Converting CO2 to value-added chemicals and fuels by the electrocatalytic reduction reaction (CO2RR) is a promising strategy for reducing CO2 emissions and achieving clean energy storage. Herein, Cu2O catalysts with various morphologies (hexapod concave rhombic dodecahedrons microcrystals enclosed with (3 3 1), (1 1 1) and (1 0 0) facets (D-Cu2O), cubic microcrystals enclosed with (1 0 0) facet (C-Cu2O) and octahedron microcrystals with (1 1 1) and (1 0 0) facets (O-Cu2O)) are prepared via the wet chemical reduction method. The in-situ formation of D-Cu2O/Cu, C-Cu2O/Cu and O-Cu2O/Cu surface/interface and the conversion mechanism of CO2 to C2+ products have been systematically studied.
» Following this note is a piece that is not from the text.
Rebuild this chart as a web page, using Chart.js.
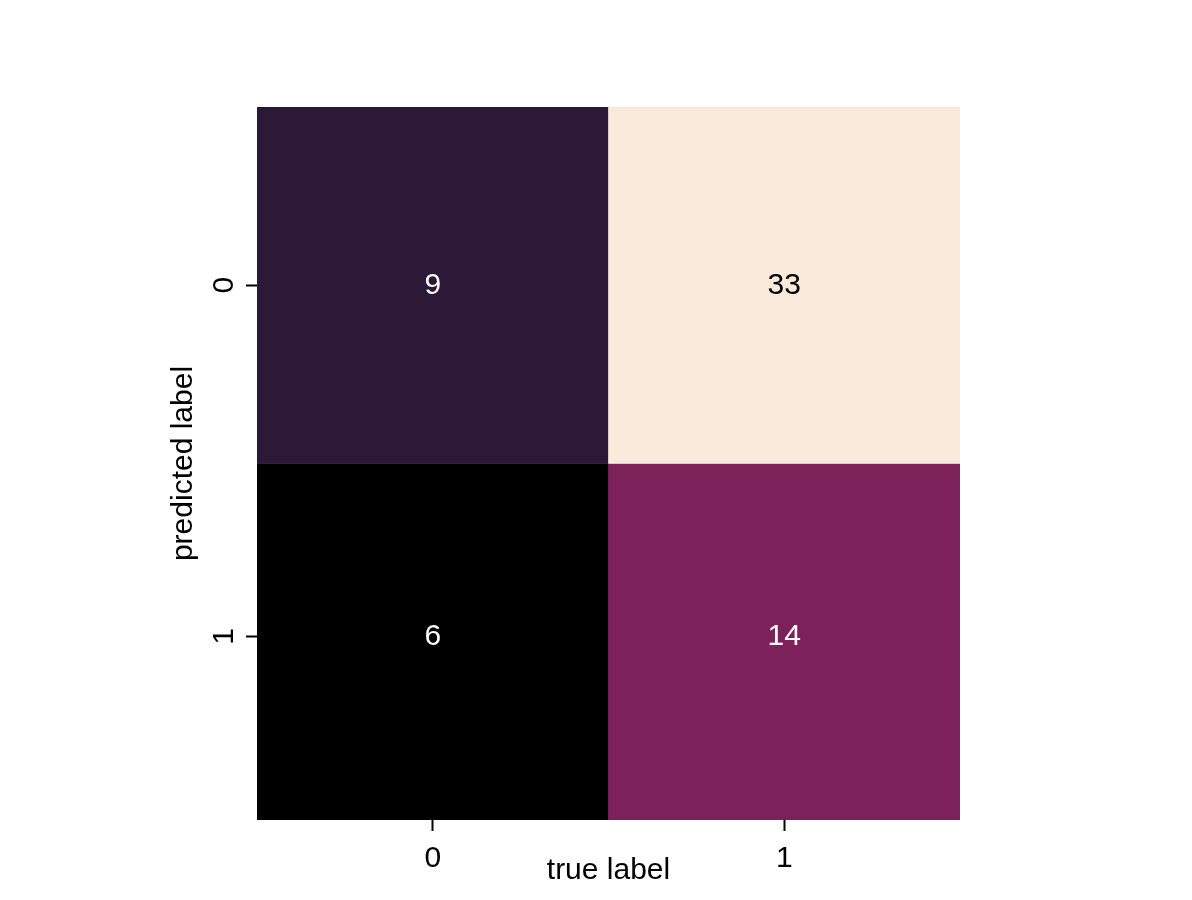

The electrocatalytic performance of D-Cu2O/Cu for CO2 to form C2+ products is superior to that of C-Cu2O/Cu and O-Cu2O/Cu, which the Faraday efficiencies (FE) of C2+ products (ethylene and ethanol) reaches 70 %. The experimental results combined in-situ Raman spectroscopy and density function theory (DFT) calculations demonstrate that the good electrochemical performance is relate to the surface reconstruction and facet interface, which provides a positive local electronic environment to enhance the adsorption of *CO intermediates and reduces the energy barrier for the activation the CC coupling. This study will provide a new approach to improve the selectivity of CO2RR by interface engineering and surface.